Llegó al edificio ajado de la esquina. En el exterior había una casa de los espíritus, con diversas estatuillas distribuidas por su patio, además de algunas ofrendas de whisky de arroz y algunos alimentos, así como una barrita de incienso encendida. Se detuvo al lado de esta, la miró por encima y accedió al pasillo, que era frío y estaba polvoriento y oscuro. Subió las escaleras y observó que la única bombilla que podía encontrarse allí se había vuelto a fundir. El edificio estaba en silencio. En la planta baja había un establecimiento de sopa de fideos abierto a la calle, pero casi nadie comía allí nunca. También había una librería de viejo, pero aún faltaba para que abriera. No lo haría hasta que Alfred, el propietario, se sacudiera los efectos de la noche anterior y se convenciera de que debía continuar con el negocio, algo que no era muy probable que ocurriese antes del mediodía.

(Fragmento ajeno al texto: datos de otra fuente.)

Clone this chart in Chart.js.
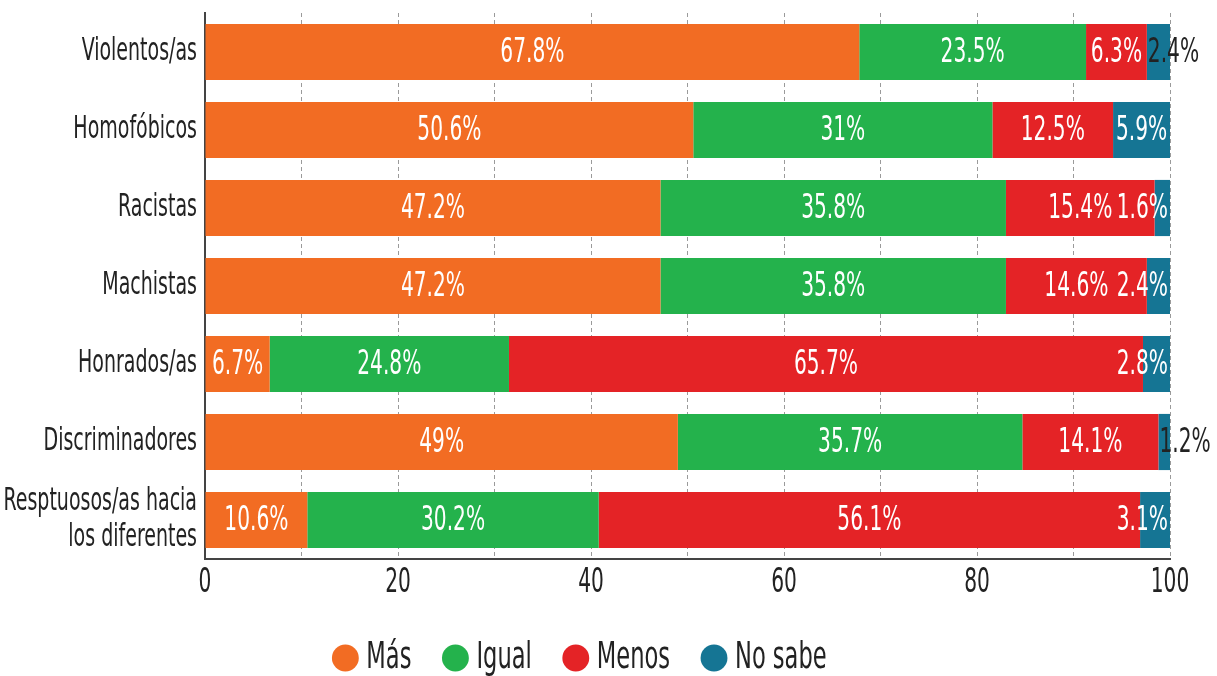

Joe abrió la puerta de su oficina, entró y echó un vistazo alrededor, como hacía siempre que iba. Las ventanas, un tanto sucias, ofrecían un paisaje de azoteas y cielos amplios y abiertos que colgaban sobre el Mekong. Su escritorio era de madera sencilla, sin barnizar, con una hoja de papel doblada una y otra vez en forma de cuadrado bajo una de sus patas para equilibrarlo. Sobre la mesa había documentos dispersos, un pisapapeles con forma de elefante, un abrecartas metálico de color apagado, una lámpara de escritorio, y un cenicero hecho con una cascara de coco pulida. Puesto que el cenicero aún contenía la ceniza y las dos colillas del día anterior, Joe tomó nota mental de que debía hablar con la señora de la limpieza, aunque eso nunca parecía servir de mucho. No había ningún teléfono sobre el escritorio. El cajón de arriba contenía una falsificación tailandesa de un Smith & Wesson del 38, ilegal, y


una botella de Johnny Walker Red Label medio vacía, o medio llena, eso dependía.
En la habitación también había una papelera tejida con bambú y, al igual que el cenicero, sin vaciar; un archivador de metal vacío salvo por un par de zapatos negros ajados y dos números demasiado pequeños para Joe, los únicos efectos que había dejado atrás el anterior ocupante de la oficina; una estantería solitaria; colgado en la pared, un pequeño cuadro de un campo en llamas, las flores carmesíes, el humo retorciéndose a través del lienzo y formando líneas deshilachadas blancas y grises, la silueta de un hombre difuminada a lo lejos y su rostro oculto tras el humo; tres sillas, una detrás del escritorio, las otras dos delante; y en un rincón, una maceta con una planta que llevaba tiempo muerta.
Allí se sentía en casa. Al encaminarse hacia el otro extremo, dejando la puerta entornada tras de sí, asustó a un pequeño geco que había en la pared. Cuando el reptil salió disparado hacia arriba aparecieron más gecos, y por un momento Joe tuvo la impresión de estar presenciando una explosión, con todos aquellos gecos huyendo desde un epicentro, que era él. Sonrió y se dirigió a su escritorio, se sentó y dejó sobre la mesa el libro editado en rústica. No compartía la oficina con nadie más que con los gecos. Siempre que entraba, tenía la sensación de que había más que antes. Se ocultaban en cualquier rincón, y él los asustaba cada vez que abría un cajón, o cuando arrastraba una silla por el suelo, haciéndolos huir. En una ocasión se encontró un geco solitario hecho un ovillo junto a la papelera. Tenía herida la pata izquierda delantera y se mantuvo inmóvil durante tanto tiempo que Joe lo dio por muerto. Se preguntó qué le habría pasado. ¿Se habría peleado con alguno de sus congéneres? No llegó a averiguarlo. Después, cuando volvió a mirar, el animal se había movido.